* _Material_

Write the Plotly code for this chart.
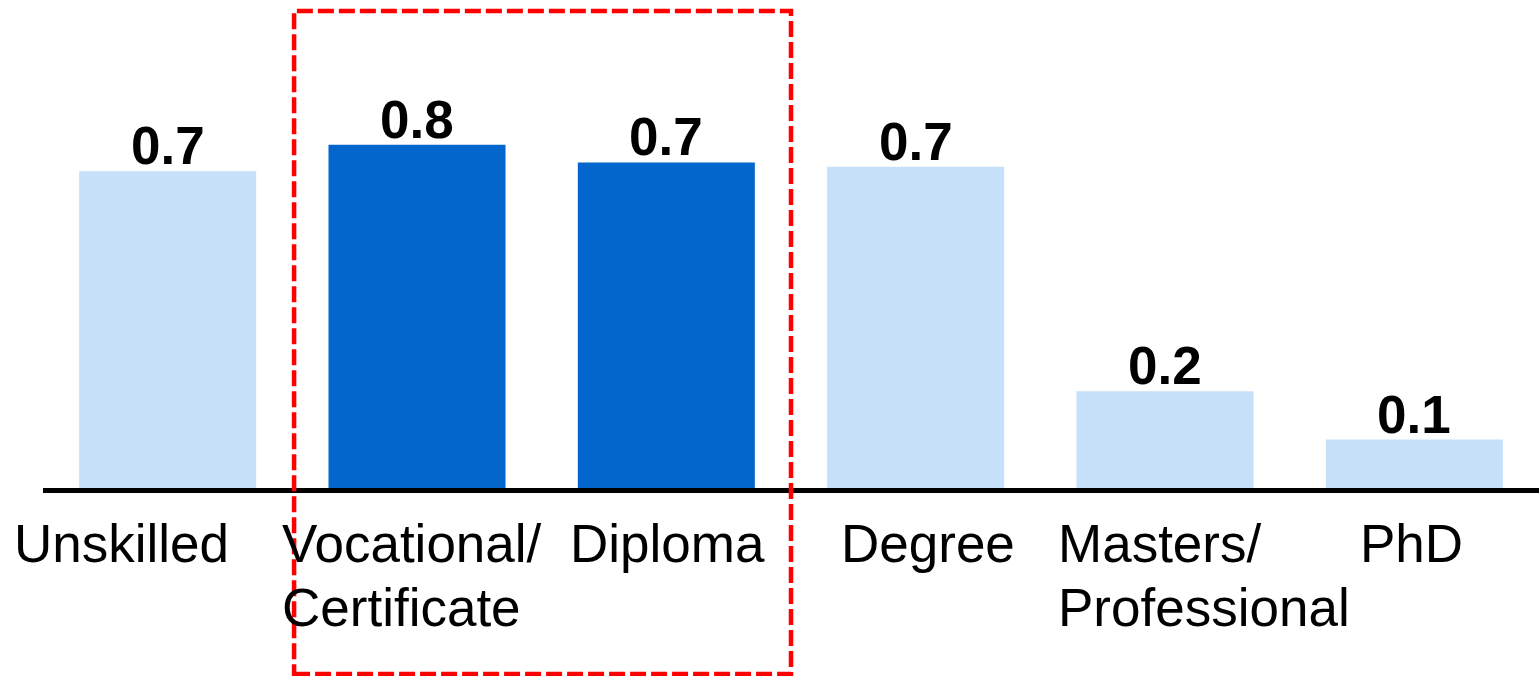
import plotly.graph_objects as go

categories = ["Unskilled", "Vocational/ Certificate", "Diploma", "Degree", "Masters/ Professional", "PhD"]
label_lines = [["Unskilled"], ["Vocational/", "Certificate"], ["Diploma"], ["Degree"], ["Masters/", "Professional"], ["PhD"]]
values = [0.72, 0.78, 0.74, 0.73, 0.22, 0.11]
value_labels = ["0.7", "0.8", "0.7", "0.7", "0.2", "0.1"]
highlighted = [False, True, True, False, False, False]
label_offsets = [-156, -137, -98, -77, -109, -56]  # left edge of label relative to bar centre (px)

LIGHT = "#C7E0F9"
DARK = "#0366CC"
FONT = "Liberation Sans, Arial, sans-serif"

fig = go.Figure()
fig.add_trace(go.Bar(
    x=categories,
    y=values,
    marker=dict(color=[DARK if h else LIGHT for h in highlighted], line=dict(width=0)),
    hoverinfo="skip",
))

annotations = []
for i, lab in enumerate(value_labels):
    annotations.append(dict(
        x=categories[i], xref="x", y=values[i], yref="y",
        text=f"<b>{lab}</b>", showarrow=False,
        xanchor="center", yanchor="bottom", yshift=-6,
        font=dict(family=FONT, size=53, color="black"),
    ))
for i, lines in enumerate(label_lines):
    for j, line in enumerate(lines):
        annotations.append(dict(
            x=categories[i], xref="x", y=0, yref="paper",
            text=line, showarrow=False,
            xanchor="left", yanchor="top",
            xshift=label_offsets[i], yshift=-24 - 64 * j,
            font=dict(family=FONT, size=53, color="black"),
        ))

fig.add_shape(
    type="rect", xref="x", yref="paper",
    x0=0.507, x1=2.50, y0=-0.4227, y1=1.084,
    line=dict(color="#FF0000", width=4.5, dash="16px,5px"),
    fillcolor="rgba(0,0,0,0)",
)

fig.update_layout(
    width=1540, height=676,
    margin=dict(l=43, r=1, t=48, b=188),
    paper_bgcolor="white", plot_bgcolor="white",
    bargap=0.29,
    showlegend=False,
    annotations=annotations,
    xaxis=dict(showticklabels=False, showline=True, linecolor="black", linewidth=5,
               showgrid=False, zeroline=False, ticks="", range=[-0.5, 5.5]),
    yaxis=dict(visible=False, range=[0, 1], showgrid=False, zeroline=False),
    font=dict(family=FONT),
)

fig.write_html("out.html", config={"displayModeBar": False},
               post_script="document.body.style.margin='0px';document.body.style.overflow='hidden';")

* _Objective_
Without the pictures, please reproduce each line of the listing above exactly, from the first one through the line bearing "label_offsets = [-156, -137, -98, -77, -109, -56]".

* _Reply_
Write the Plotly code for this chart.
import plotly.graph_objects as go

categories = ["Unskilled", "Vocational/ Certificate", "Diploma", "Degree", "Masters/ Professional", "PhD"]
label_lines = [["Unskilled"], ["Vocational/", "Certificate"], ["Diploma"], ["Degree"], ["Masters/", "Professional"], ["PhD"]]
values = [0.72, 0.78, 0.74, 0.73, 0.22, 0.11]
value_labels = ["0.7", "0.8", "0.7", "0.7", "0.2", "0.1"]
highlighted = [False, True, True, False, False, False]
label_offsets = [-156, -137, -98, -77, -109, -56]  # left edge of label relative to bar centre (px)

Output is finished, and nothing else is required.